** begin **

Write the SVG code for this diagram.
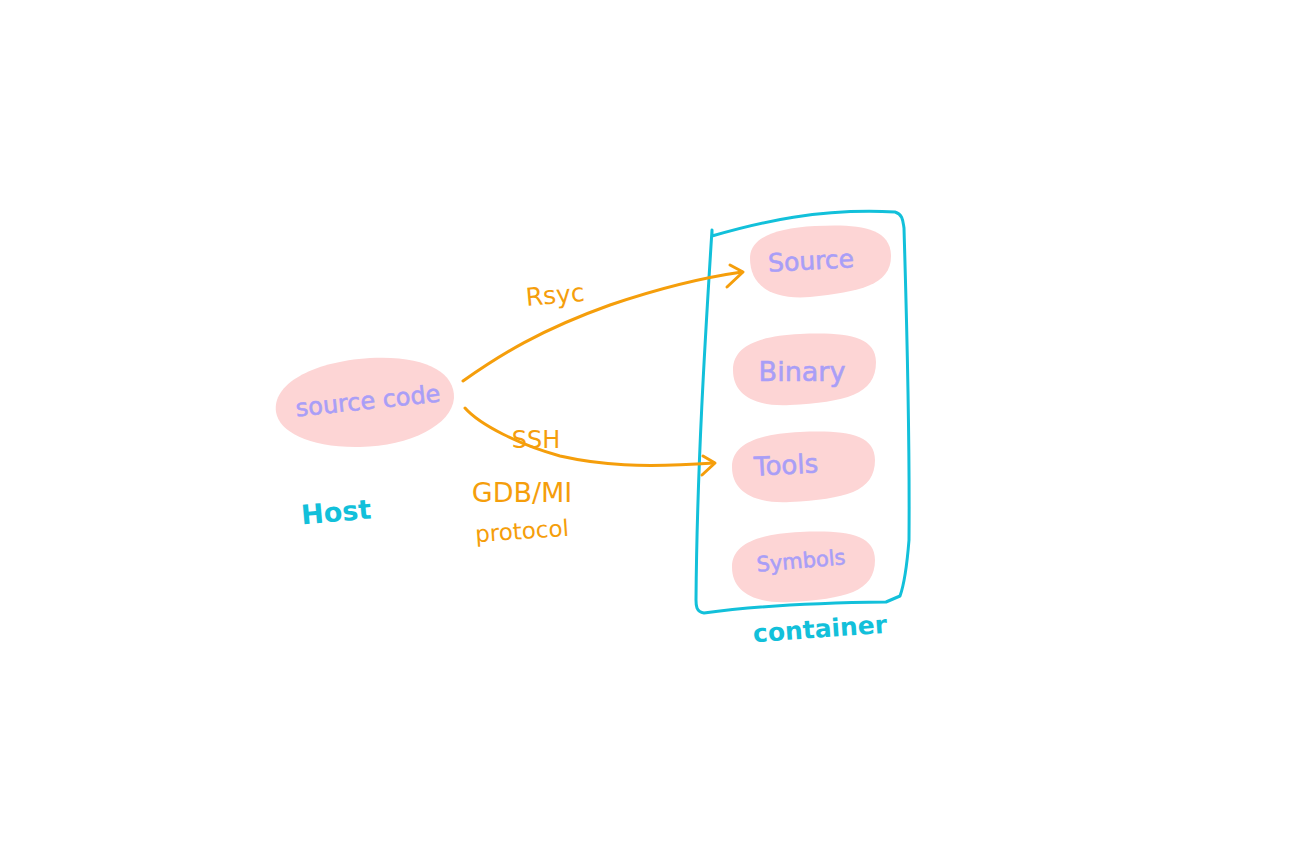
<svg xmlns="http://www.w3.org/2000/svg" width="1292" height="846" viewBox="0 0 1292 846">
<style>
.blob{fill:#fdd5d5;stroke:none}
.lbl{font-family:"DejaVu Sans","Liberation Sans",sans-serif;fill:#a99ef7;stroke:#a99ef7;stroke-width:0.6;text-anchor:middle;dominant-baseline:central}
.org{font-family:"DejaVu Sans","Liberation Sans",sans-serif;fill:#f59e0b;text-anchor:middle;dominant-baseline:central}
.cyt{font-family:"DejaVu Sans","Liberation Sans",sans-serif;fill:#12c0da;text-anchor:middle;dominant-baseline:central;font-weight:bold}
.conn{fill:none;stroke:#f59e0b;stroke-width:3;stroke-linecap:round;stroke-linejoin:round}
.box{fill:none;stroke:#12c0da;stroke-width:3;stroke-linecap:round;stroke-linejoin:round}
</style>
<rect width="1292" height="846" fill="#ffffff"/>
<g id="host">
<path class="blob" d="M276,412 C272,385 310,362 370,358 C425,355 455,372 454,398 C452,425 410,446 360,447 C310,448 279,432 276,412 Z"/>
<text class="lbl" x="368" y="401" font-size="24" transform="rotate(-6 368 401)">source code</text>
<text class="cyt" x="336" y="512" font-size="27" transform="rotate(-5 336 512)">Host</text>
</g>
<g id="container">
<path class="box" d="M712,230 L712,236 C760,222 820,208 895,212 C903,214 903,222 904,228 C906,300 910,420 909,540 C907,565 904,585 900,596 L886,602 C800,603 740,608 704,613 C696,612 696,605 696,600 C697,470 705,340 712,230"/>
<text class="cyt" x="820" y="629" font-size="25" transform="rotate(-4 820 629)">container</text>
</g>
<g id="source">
<path class="blob" d="M750,258 C750,238 775,228 815,226 C855,224 890,226 891,255 C892,285 860,292 810,297 C770,300 750,285 750,258 Z"/>
<text class="lbl" x="811" y="261" font-size="25" transform="rotate(-3 811 261)">Source</text>
</g>
<g id="binary">
<path class="blob" d="M733,370 C733,345 760,336 800,334 C845,332 876,336 876,362 C876,395 845,402 790,405 C755,407 733,395 733,370 Z"/>
<text class="lbl" x="802" y="371" font-size="27">Binary</text>
</g>
<g id="tools">
<path class="blob" d="M732,467 C732,443 760,434 800,432 C845,430 875,434 875,460 C875,492 845,499 790,502 C755,504 732,492 732,467 Z"/>
<text class="lbl" x="786" y="465" font-size="26" transform="rotate(-3 786 465)">Tools</text>
</g>
<g id="symbols">
<path class="blob" d="M732,567 C732,543 760,534 800,532 C845,530 875,534 875,560 C875,592 845,599 790,602 C755,604 732,592 732,567 Z"/>
<text class="lbl" x="801" y="561" font-size="21" transform="rotate(-5 801 561)">Symbols</text>
</g>
<g id="connectors">
<path class="conn" d="M463,381 C500,355 540,330 610,305 C660,288 700,278 742,272"/>
<path class="conn" d="M730,265 L743,272 L727,287"/>
<path class="conn" d="M465,408 C480,425 520,445 560,456 C600,465 640,468 714,463"/>
<path class="conn" d="M703,456 L715,463 L702,475"/>
<text class="org" x="555" y="295" font-size="25" transform="rotate(-5 555 295)">Rsyc</text>
<text class="org" x="536" y="440" font-size="24">SSH</text>
<text class="org" x="522" y="492" font-size="27">GDB/MI</text>
<text class="org" x="522" y="531" font-size="23" transform="rotate(-4 522 531)">protocol</text>
</g>
</svg>
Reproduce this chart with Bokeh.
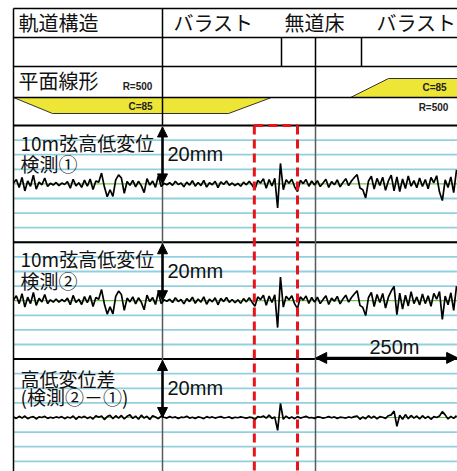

** end **

* [THE REQUEST]:
Images must not appear in the copy; reproduce everything else in the records verbatim.

* [OUTPUT OF THE EXERCISE]:
Write the SVG code for this diagram.
<svg xmlns="http://www.w3.org/2000/svg" width="1292" height="846" viewBox="0 0 1292 846">
<style>
.blob{fill:#fdd5d5;stroke:none}
.lbl{font-family:"DejaVu Sans","Liberation Sans",sans-serif;fill:#a99ef7;stroke:#a99ef7;stroke-width:0.6;text-anchor:middle;dominant-baseline:central}
.org{font-family:"DejaVu Sans","Liberation Sans",sans-serif;fill:#f59e0b;text-anchor:middle;dominant-baseline:central}
.cyt{font-family:"DejaVu Sans","Liberation Sans",sans-serif;fill:#12c0da;text-anchor:middle;dominant-baseline:central;font-weight:bold}
.conn{fill:none;stroke:#f59e0b;stroke-width:3;stroke-linecap:round;stroke-linejoin:round}
.box{fill:none;stroke:#12c0da;stroke-width:3;stroke-linecap:round;stroke-linejoin:round}
</style>
<rect width="1292" height="846" fill="#ffffff"/>
<g id="host">
<path class="blob" d="M276,412 C272,385 310,362 370,358 C425,355 455,372 454,398 C452,425 410,446 360,447 C310,448 279,432 276,412 Z"/>
<text class="lbl" x="368" y="401" font-size="24" transform="rotate(-6 368 401)">source code</text>
<text class="cyt" x="336" y="512" font-size="27" transform="rotate(-5 336 512)">Host</text>
</g>
<g id="container">
<path class="box" d="M712,230 L712,236 C760,222 820,208 895,212 C903,214 903,222 904,228 C906,300 910,420 909,540 C907,565 904,585 900,596 L886,602 C800,603 740,608 704,613 C696,612 696,605 696,600 C697,470 705,340 712,230"/>
<text class="cyt" x="820" y="629" font-size="25" transform="rotate(-4 820 629)">container</text>
</g>
<g id="source">
<path class="blob" d="M750,258 C750,238 775,228 815,226 C855,224 890,226 891,255 C892,285 860,292 810,297 C770,300 750,285 750,258 Z"/>
<text class="lbl" x="811" y="261" font-size="25" transform="rotate(-3 811 261)">Source</text>
</g>
<g id="binary">
<path class="blob" d="M733,370 C733,345 760,336 800,334 C845,332 876,336 876,362 C876,395 845,402 790,405 C755,407 733,395 733,370 Z"/>
<text class="lbl" x="802" y="371" font-size="27">Binary</text>
</g>
<g id="tools">
<path class="blob" d="M732,467 C732,443 760,434 800,432 C845,430 875,434 875,460 C875,492 845,499 790,502 C755,504 732,492 732,467 Z"/>
<text class="lbl" x="786" y="465" font-size="26" transform="rotate(-3 786 465)">Tools</text>
</g>
<g id="symbols">
<path class="blob" d="M732,567 C732,543 760,534 800,532 C845,530 875,534 875,560 C875,592 845,599 790,602 C755,604 732,592 732,567 Z"/>
<text class="lbl" x="801" y="561" font-size="21" transform="rotate(-5 801 561)">Symbols</text>
</g>
<g id="connectors">
<path class="conn" d="M463,381 C500,355 540,330 610,305 C660,288 700,278 742,272"/>
<path class="conn" d="M730,265 L743,272 L727,287"/>
<path class="conn" d="M465,408 C480,425 520,445 560,456 C600,465 640,468 714,463"/>
<path class="conn" d="M703,456 L715,463 L702,475"/>
<text class="org" x="555" y="295" font-size="25" transform="rotate(-5 555 295)">Rsyc</text>
<text class="org" x="536" y="440" font-size="24">SSH</text>
<text class="org" x="522" y="492" font-size="27">GDB/MI</text>
<text class="org" x="522" y="531" font-size="23" transform="rotate(-4 522 531)">protocol</text>
</g>
</svg>
Reproduce this chart with Bokeh.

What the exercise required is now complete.